Sunday, May 07, 2006: “The Book Of Twelve (The Minor Prophets: Malachi): Session 9”

St. Mark’s Adult Education Meeting Summary
“THE BOOK OF TWELVE (The Minor Prophets: Malachi)”
Group Leader / Handouts: Mike Kreutzer, Rector
Session 9
Sunday, May 07, 2006


The Book of the Twelve — Adult Forum Notes



The book probably comes from the period from 500-450, shortly before the reforms of Ezra and Nehemiah.

The name means “my messenger” (3:1), and so it might not be a name at all, but simply a title. We know nothing about him. (Elizabeth Achtemeier, p. 172, suggests that the title “my messenger” actually refers to the role of the priest in 2:7 and that the author takes the place of the priest in a series of legal decisions.) Since the book begins the same way as Zechariah 9:1 and 12:1 (“An oracle. The word of the LORD…”), some scholars have suggested that it once circulated along with II and II Zechariah.


He may be considered to be a cultic prophet (like Haggai, Zechariah and Joel) and shows a great respect for the temple and for priestly teaching (torah). Yet he may reflect more accurately the Deuteronomic law rather than the Priestly code that was brought back to Palestine by Ezra. The book emphasizes the fulfillment of Israel’s covenant obligations.


Instead of oracles, he uses a question-and-answer style. His emphasis on sin, judgment, repentance, and the coming of the Day of the Lord place him within the prophetic tradition. The concluding verses, chapter 4:4-6 may be a later addition.


1:1-5 God affirms his love for Israel, but Israel challenges that assertion. Contrary to the glorious visions of Haggai and Zechariah, life in Judah hasn’t really improved very much, even though the temple had been rebuilt 50 years ago. What had happened to God’s promises? Judah was tired of waiting for them to be fulfilled. Nothing great was happening, just plain, ordinary, boring, everyday life. God was thought to have favored Edom (Esau), who cooperated with the Babylonians and lived, while Judah had been destroyed. The prophet, however, points out that their fortunes had now been reversed: the Jews were back home, while Edom was under attack and suffering.
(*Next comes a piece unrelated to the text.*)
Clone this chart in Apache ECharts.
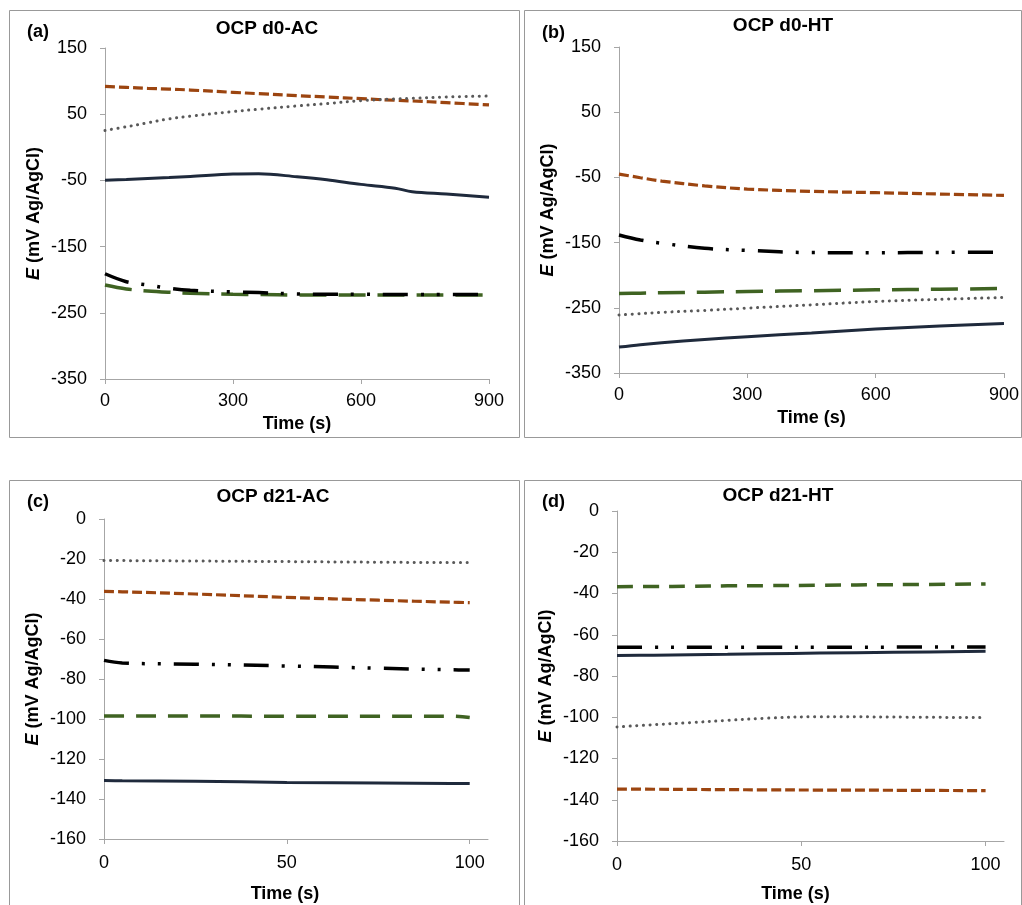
<!DOCTYPE html>
<html>
<head>
<meta charset="utf-8">
<script src="https://cdn.jsdelivr.net/npm/echarts@6/dist/echarts.min.js"></script>
<style>
html,body{margin:0;padding:0;background:#fff;}
#c{width:1022px;height:905px;}
</style>
</head>
<body>
<div id="c"></div>
<script>
// ---------- DATA ----------
var panelTitles = ['OCP d0-AC', 'OCP d0-HT', 'OCP d21-AC', 'OCP d21-HT'];
var panelLabels = ['(a)', '(b)', '(c)', '(d)'];
var xTitle = 'Time (s)';
var yTitle = '{i|E} (mV Ag/AgCl)';

// Panel (a): OCP d0-AC
var tA = [0, 50, 100, 150, 200, 300, 360, 450, 520, 600, 680, 720, 800, 900];
var navyA  = [-49.6, -48.5, -47, -45.6, -44, -40.5, -40, -44.5, -49, -56, -61.7, -67, -70.5, -75.3];
var brownA = [92, 90.5, 89, 88, 86.5, 83, 81, 78, 76, 73.5, 71, 70, 67.5, 64];
var grayA  = [25.5, 31, 37, 43, 47, 54, 57.5, 62.5, 66, 70.5, 73, 74, 76, 77.4];
var blackA = [-191, -203, -208, -213, -216, -218.5, -219.5, -221.5, -222, -222, -222.5, -222.5, -222.5, -222.5];
var greenA = [-208, -214, -217, -219, -220.5, -222, -222.5, -223, -223, -223, -223, -223, -223, -223];

// Panel (b): OCP d0-HT
var tB = [0, 50, 100, 200, 300, 450, 600, 750, 900];
var brownB = [-44.9, -50.5, -55.6, -63, -67.9, -71.4, -73.4, -75.5, -77.6];
var blackB = [-138.3, -146, -151, -158.7, -162, -165.3, -165.5, -165, -164.8];
var greenB = [-228, -227.5, -227, -226, -225, -223.8, -222.5, -221.5, -220.4];
var grayB  = [-261, -259, -257, -254, -250.5, -245.5, -240.3, -237, -234.2];
var navyB  = [-310.2, -306.5, -303.5, -298.5, -294.4, -288.5, -282.7, -278, -274];

// Panel (c): OCP d21-AC
var tC = [0, 5, 25, 50, 75, 95, 100];
var grayC  = [-20.7, -20.8, -21, -21.3, -21.6, -21.8, -21.8];
var brownC = [-36.2, -36.4, -37.5, -39.2, -40.6, -41.6, -41.8];
var blackC = [-70.7, -72, -72.6, -73.5, -74.6, -75.4, -75.5];
var greenC = [-98.5, -98.5, -98.5, -98.6, -98.6, -98.6, -99.3];
var navyC  = [-130.8, -130.9, -131.1, -131.7, -132, -132.2, -132.3];

// Panel (d): OCP d21-HT
var tD = [0, 10, 20, 30, 40, 55, 75, 100];
var greenD = [-36.7, -36.6, -36.5, -36.3, -36.2, -36, -35.7, -35.4];
var blackD = [-66.1, -66.1, -66.1, -66, -66, -66, -66, -65.9];
var navyD  = [-70.1, -69.9, -69.7, -69.5, -69.2, -68.9, -68.5, -68.0];
var grayD  = [-104.7, -103.6, -102.6, -101.5, -100.5, -99.7, -99.9, -100.2];
var brownD = [-134.8, -134.9, -135, -135.1, -135.2, -135.3, -135.4, -135.6];

// Axis ranges / ticks
var yRangeTop = {min: -350, max: 150, interval: 100};
var yRangeBot = {min: -160, max: 0, interval: 20};
var xRangeTop = {min: 0, max: 900, interval: 300};
var xRangeBot = {min: 0, max: 105, interval: 50};
var xTicksBot = [0, 50, 100];

// ---------- STYLES ----------
var FONT = '"Liberation Sans", Arial, sans-serif';
var AX = '#A6A6A6';
var styles = {
  navy:  {color: '#1F2A3C', width: 3, type: 'solid'},
  brown: {color: '#9C4510', width: 3.2, type: [10, 4]},
  gray:  {color: '#595959', width: 3, type: [0.1, 6.5], cap: 'round'},
  black: {color: '#000000', width: 3.5, type: [25, 13, 3, 13, 3, 13]},
  green: {color: '#3F6322', width: 3.5, type: [27, 12]}
};
var greenDash = [[27, 12], [27, 12], [20, 12], [16, 10]];

var panels = [
  {t: tA, s: [['brown', brownA], ['gray', grayA], ['navy', navyA], ['green', greenA], ['black', blackA]]},
  {t: tB, s: [['brown', brownB], ['black', blackB], ['green', greenB], ['gray', grayB], ['navy', navyB]]},
  {t: tC, s: [['gray', grayC], ['brown', brownC], ['black', blackC], ['green', greenC], ['navy', navyC]]},
  {t: tD, s: [['green', greenD], ['black', blackD], ['navy', navyD], ['gray', grayD], ['brown', brownD]]}
];

var grids = [
  {left: 105, top: 48, width: 384, height: 331},
  {left: 619, top: 47, width: 385, height: 326},
  {left: 104, top: 519, width: 384, height: 320},
  {left: 617, top: 511, width: 387, height: 330}
];

var xAxes = [], yAxes = [], series = [], titles = [];
var titlePos = [[267, 19], [783, 16], [273, 487], [778, 486]];
var labelPos = [[27, 23], [542, 24], [27, 493], [542, 493]];
var xNameGap = [36, 36, 46, 44];
var xLabelMargin = [13, 13, 15, 15];
var xNamePad = [0, 0, 22, 30];

for (var i = 0; i < 4; i++) {
  var isTop = i < 2;
  var xr = isTop ? xRangeTop : xRangeBot;
  var yr = isTop ? yRangeTop : yRangeBot;
  var xa = {
    type: 'value', gridIndex: i, min: xr.min, max: xr.max, interval: xr.interval,
    name: xTitle, nameLocation: 'middle', nameGap: xNameGap[i],
    nameTextStyle: {fontFamily: FONT, fontSize: 18, fontWeight: 'bold', color: '#000',
      padding: [0, xNamePad[i], 0, 0]},
    axisLine: {show: true, onZero: false, lineStyle: {color: AX, width: 1}},
    axisTick: {show: true, length: 5, lineStyle: {color: AX}},
    axisLabel: {fontFamily: FONT, fontSize: 18, color: '#000', margin: xLabelMargin[i]},
    splitLine: {show: false}
  };
  if (!isTop) {
    xa.axisTick.customValues = xTicksBot;
    xa.axisLabel.customValues = xTicksBot;
  }
  xAxes.push(xa);
  yAxes.push({
    type: 'value', gridIndex: i, min: yr.min, max: yr.max, interval: yr.interval,
    name: yTitle, nameLocation: 'middle', nameGap: 62, nameRotate: 90,
    nameTextStyle: {fontFamily: FONT, fontSize: 18, fontWeight: 'bold', color: '#000',
      rich: {i: {fontFamily: FONT, fontSize: 18, fontWeight: 'bold', fontStyle: 'italic', color: '#000'}}},
    axisLine: {show: true, onZero: false, lineStyle: {color: AX, width: 1}},
    axisTick: {show: true, length: 5, lineStyle: {color: AX}},
    axisLabel: {fontFamily: FONT, fontSize: 18, color: '#000', margin: 18},
    splitLine: {show: false}
  });
  var p = panels[i];
  p.s.forEach(function (pair) {
    var st = styles[pair[0]];
    var type = pair[0] === 'green' ? greenDash[i] : st.type;
    series.push({
      type: 'line', xAxisIndex: i, yAxisIndex: i, showSymbol: false, symbol: 'none',
      smooth: 0.35, animation: false, silent: true,
      data: p.t.map(function (t, k) { return [t, pair[1][k]]; }),
      lineStyle: {color: st.color, width: st.width, type: type, cap: st.cap || 'butt'}
    });
  });
  titles.push({text: panelTitles[i], left: titlePos[i][0], top: titlePos[i][1], textAlign: 'center', padding: 0,
    textStyle: {fontFamily: FONT, fontSize: 19, fontWeight: 'bold', color: '#000'}});
  titles.push({text: panelLabels[i], left: labelPos[i][0], top: labelPos[i][1], padding: 0,
    textStyle: {fontFamily: FONT, fontSize: 18, fontWeight: 'bold', color: '#000'}});
}

var borderRects = [[9.5, 10.5, 510, 427], [524.5, 10.5, 497, 427], [9.5, 480.5, 510, 440], [524.5, 480.5, 497, 440]];
var graphic = borderRects.map(function (r) {
  return {type: 'rect', shape: {x: r[0], y: r[1], width: r[2], height: r[3]}, silent: true, z: -1,
    style: {fill: 'none', stroke: '#999999', lineWidth: 1}};
});

var chart = echarts.init(document.getElementById('c'), null, {renderer: 'canvas'});
chart.setOption({
  animation: false,
  backgroundColor: '#ffffff',
  title: titles,
  grid: grids,
  xAxis: xAxes,
  yAxis: yAxes,
  series: series,
  graphic: graphic
});
</script>
</body>
</html>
God had taken care of his chosen people.


1:6 – 2:9 The court case in which God has been put on trial is now reversed: God is putting the priests on trial. They had come to “despise”, i.e. “treat as unimportant”, the offerings that they and the people were making. They gave God whatever was left over after they had taken the best for themselves or allowed the people to keep the best for themselves. Therefore, God was calling them to judgment.


2:10-16 The prophet, speaking on behalf of God, makes two charges against the people of Judah. First (10-12), they have married women who worship other gods and have participated with them in that worship. Second (13-16), they have divorced their wives of many years, possibly in order to marry these foreign women. God refuses to accept the people’s offerings because this violation of the marriage covenant is not just something between the husband and wife; it involves God directly because God is part of the marriage covenant.


2:17 – 3:6 3:1-4 are the most-used verses of Malachi in Christian worship. In addition to the 2nd Sunday of Advent in Year C, they are used on the Feast of the Presentation.

The people claim that God is rewarding those who do evil, but that they, who are doing good, are being neglected. “Where is the God of justice?” God denies their claim that they are doing his will, that they are “the good people.” Not only is God not absent, God is coming – and that ought to be a real concern for them! This is a vision of the coming Day of the Lord.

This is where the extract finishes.